On November 7, 2014, JetPay Corporation (“JetPay” or the “Company”) entered into a Unit Purchase Agreement (the “Unit Purchase Agreement”) with ACI Merchant Systems, LLC (“ACI” or “Borrower”) and Xxxxxxx Xxxxxxxxx and Xxxxx Xxxxx, pursuant to which the Company acquired all of the outstanding equity interests of ACI from Xxxxxxx Xxxxxxxxx and Xxxxx Xxxxx. ACI is an independent sales organization specializing in relationships with banks, credit unions, and other financial institutions, as well as industry association relationships.

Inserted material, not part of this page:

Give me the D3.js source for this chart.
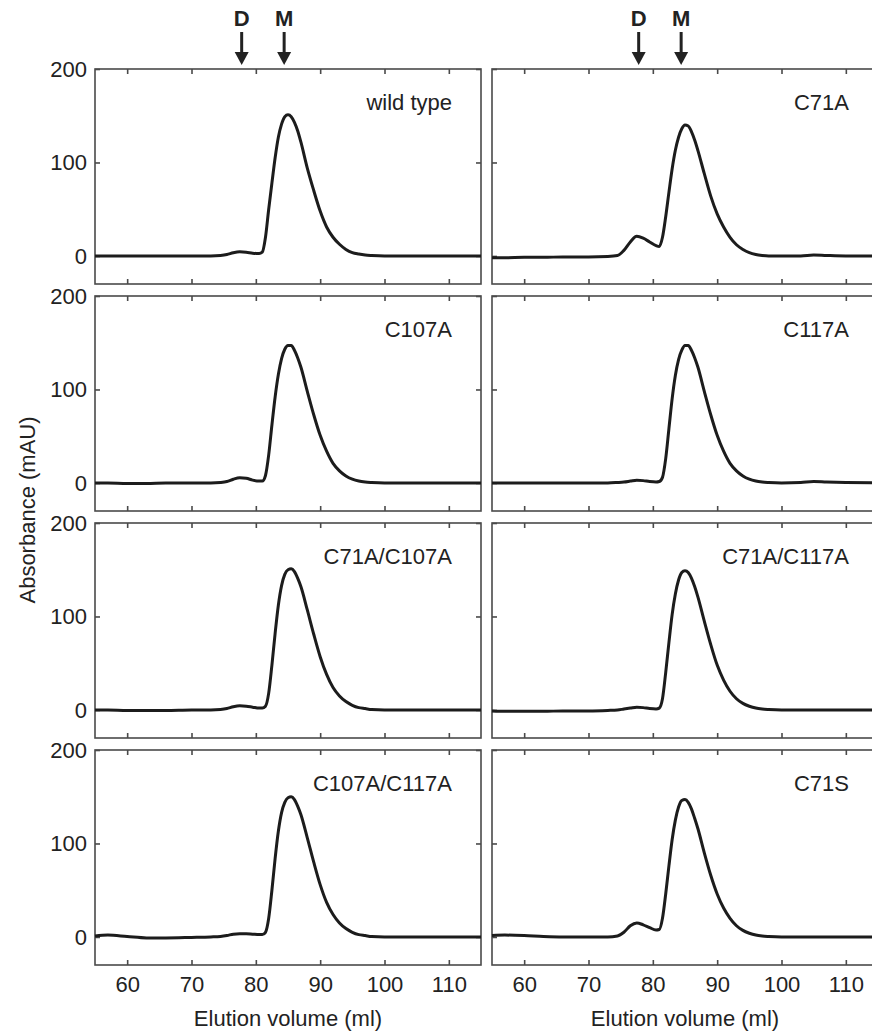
<!DOCTYPE html>
<html>
<head>
<meta charset="utf-8">
<script src="https://cdn.jsdelivr.net/npm/d3@7"></script>
<style>
  body { margin: 0; background: #fff; }
  svg text { font-family: "Liberation Sans", Arial, sans-serif; fill: #222; }
</style>
</head>
<body>
<div id="chart"></div>
<script>
// elution volume grid (ml) shared by all traces
const volume = [55, 57, 60, 63, 66, 70, 73, 74.5, 75.5, 76.5, 77.5, 78.5, 79.5, 80.5, 81, 81.5, 82, 82.5, 83, 83.5,
  84, 84.5, 85, 85.5, 86, 86.5, 87, 88, 89, 90, 91, 92, 93, 94, 95, 96, 97, 98, 100, 103, 105, 107, 110, 115];

const wildType = [0, 0, 0, 0, 0, 0, 0, 0.5, 1.5, 3.5, 4.5, 4, 3, 2.5, 4, 20, 50, 78, 105, 127,
  141, 149, 151, 149, 143, 134, 122, 94, 70, 48, 31, 20, 12.5, 7, 3.5, 2, 1, 0.5, 0, 0, 0, 0, 0, 0];
const c71a = [-2, -2, -1.5, -1.5, -1, -1, -0.5, 0.5, 6, 15, 21, 19, 15, 11, 10, 20, 42, 68, 93, 113,
  127, 136, 140, 139, 133, 124, 113, 88, 64, 45, 31, 20, 12, 7, 3.5, 1.5, 0.5, 0, 0, 0, 1, 0.5, 0, 0];
const c107a = [0, 0, -0.5, -0.5, 0, 0, 0, 0.5, 1.5, 4, 5.5, 5, 3, 2, 2, 8, 30, 62, 92, 116,
  133, 143, 147, 147, 142, 134, 124, 98, 73, 51, 34, 21, 13, 7.5, 4, 2, 1, 0.5, 0, 0, 0, 0, 0, 0];
const c117a = [0, 0, 0, 0, 0, 0, 0, 0.5, 1, 2, 3, 2.5, 1.5, 1, 1.5, 6, 26, 58, 90, 115,
  132, 142, 147, 147, 142, 134, 124, 98, 73, 51, 34, 21, 13, 7.5, 4, 2, 1, 0.5, 0, 0.5, 1.5, 1, 0.5, 0];
const c71aC107a = [0, 0, -0.5, -0.5, -0.5, 0, 0, 0.5, 1.5, 3.5, 4.5, 4, 3, 2, 2, 4, 18, 48, 82, 112,
  133, 145, 150, 151, 148, 141, 132, 107, 81, 57, 38, 24, 15, 9, 5, 2.5, 1.5, 0.5, 0, 0, 0, 0, 0, 0];
const c71aC117a = [-1, -1.5, -1.5, -1.5, -1, -1, -0.5, 0, 1, 2, 3, 2.5, 1.5, 1, 2, 12, 40, 72, 102, 124,
  139, 147, 149, 147, 141, 132, 121, 95, 70, 48, 32, 20, 12, 7, 4, 2, 1, 0.5, 0, 0, 0, 0, 0, 0];
const c107aC117a = [1, 2, 0.5, -1, -1, -0.5, 0, 0.5, 1.5, 3, 3.5, 3.5, 3, 2.5, 2.5, 5, 20, 50, 84, 113,
  133, 144, 149, 150, 147, 140, 131, 106, 80, 56, 37, 24, 15, 9, 5, 2.5, 1.5, 0.5, 0, 0, 0, 0, 0, 0];
const c71s = [1.5, 2, 1.5, 0.5, 0, 0, 0, 1, 5, 12, 15, 13, 10, 7.5, 8, 20, 46, 76, 104, 125,
  139, 146, 147, 144, 137, 127, 116, 90, 66, 46, 31, 20, 12, 7, 4, 2, 1, 0.5, 0, 0, 0, 0, 0, 0];

const panelNames = ['wild type', 'C71A', 'C107A', 'C117A', 'C71A/C107A', 'C71A/C117A', 'C107A/C117A', 'C71S'];
const panelSeries = [wildType, c71a, c107a, c117a, c71aC107a, c71aC117a, c107aC117a, c71s];

const xTicks = [60, 70, 80, 90, 100, 110];
const yTicks = [0, 100, 200];
const markerLabels = ['D', 'M'];
const markerVolumes = [77.8, 84.4];

const width = 872;
const height = 1031;
const panelW = 386;
const panelH = 215;
const colX = [95, 492];
const rowY = [69, 296, 523, 750];
const frameColor = '#4a4a4a';
const ink = '#222';

const svg = d3.select('#chart').append('svg')
  .attr('width', width)
  .attr('height', height);

const x = d3.scaleLinear().domain([55, 115]).range([0, panelW]);
const y = d3.scaleLinear().domain([-30, 200]).range([panelH, 0]);

const line = d3.line()
  .x((d, i) => x(volume[i]))
  .y(d => y(d))
  .curve(d3.curveMonotoneX);

panelSeries.forEach((series, k) => {
  const col = k % 2;
  const row = Math.floor(k / 2);
  const g = svg.append('g')
    .attr('transform', `translate(${colX[col]},${rowY[row]})`);

  // frame
  g.append('rect')
    .attr('width', panelW)
    .attr('height', panelH)
    .attr('fill', 'none')
    .attr('stroke', frameColor)
    .attr('stroke-width', 1.6);

  const axes = [
    { ax: d3.axisTop(x), t: [0, 0], ticks: xTicks, lab: false },
    { ax: d3.axisBottom(x), t: [0, panelH], ticks: xTicks, lab: row === 3 },
    { ax: d3.axisLeft(y), t: [0, 0], ticks: yTicks, lab: col === 0 },
    { ax: d3.axisRight(y), t: [panelW, 0], ticks: yTicks, lab: false }
  ];
  axes.forEach(a => {
    a.ax.tickValues(a.ticks).tickSize(-5).tickSizeOuter(0)
      .tickPadding(a.ax === axes[2].ax ? 8 : 11);
    if (!a.lab) a.ax.tickFormat('');
    const ag = g.append('g')
      .attr('transform', `translate(${a.t[0]},${a.t[1]})`)
      .call(a.ax);
    ag.select('.domain').remove();
    ag.selectAll('.tick line').attr('stroke', frameColor).attr('stroke-width', 1.6);
    ag.selectAll('.tick text')
      .style('font-size', '22px')
      .style('font-family', '"Liberation Sans", Arial, sans-serif')
      .attr('fill', ink);
  });

  g.append('path')
    .datum(series)
    .attr('d', line)
    .attr('fill', 'none')
    .attr('stroke', '#1c1c1c')
    .attr('stroke-width', 3)
    .attr('stroke-linejoin', 'round');

  g.append('text')
    .attr('x', panelW - 29)
    .attr('y', 41)
    .attr('text-anchor', 'end')
    .style('font-size', '22px')
    .text(panelNames[k]);

  if (row === 3) {
    g.append('text')
      .attr('x', panelW / 2)
      .attr('y', panelH + 61)
      .attr('text-anchor', 'middle')
      .style('font-size', '22px')
      .text('Elution volume (ml)');
  }

  if (row === 0) {
    markerVolumes.forEach((v, j) => {
      const ax = x(v);
      g.append('text')
        .attr('x', ax)
        .attr('y', 26 - rowY[0])
        .attr('text-anchor', 'middle')
        .style('font-size', '22px')
        .style('font-weight', 'bold')
        .text(markerLabels[j]);
      g.append('line')
        .attr('x1', ax).attr('x2', ax)
        .attr('y1', 32 - rowY[0]).attr('y2', 53 - rowY[0])
        .attr('stroke', ink)
        .attr('stroke-width', 3);
      g.append('path')
        .attr('d', `M${ax - 7},${52 - rowY[0]}L${ax + 7},${52 - rowY[0]}L${ax},${65 - rowY[0]}Z`)
        .attr('fill', ink);
    });
  }
});

svg.append('text')
  .attr('transform', 'translate(35,510) rotate(-90)')
  .attr('text-anchor', 'middle')
  .style('font-size', '22px')
  .text('Absorbance (mAU)');
</script>
</body>
</html>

In connection with the closing, the Company paid an aggregate of $11.1 million in cash, subject to adjustment as set forth herein, and issued 2.0 million shares of its common stock, par value $0.001 per share (“Common Stock”), to the members of ACI with a value of approximately $3.7 million on the date of acquisition. The ACI unitholders are entitled to receive additional cash consideration of $1.2 million on April 10, 2015 and a further cash payment of $1.2 million on April 10, 2016. The $2.4 million of deferred consideration will be recorded at the estimated fair value of these future payments utilizing an appropriate discount rate. Additionally, ACI’s unitholders are entitled to earn up to an additional $500,000 based on the achievement of certain net revenue targets for ACI for the twelve month periods ending October 31, 2015 and 2016.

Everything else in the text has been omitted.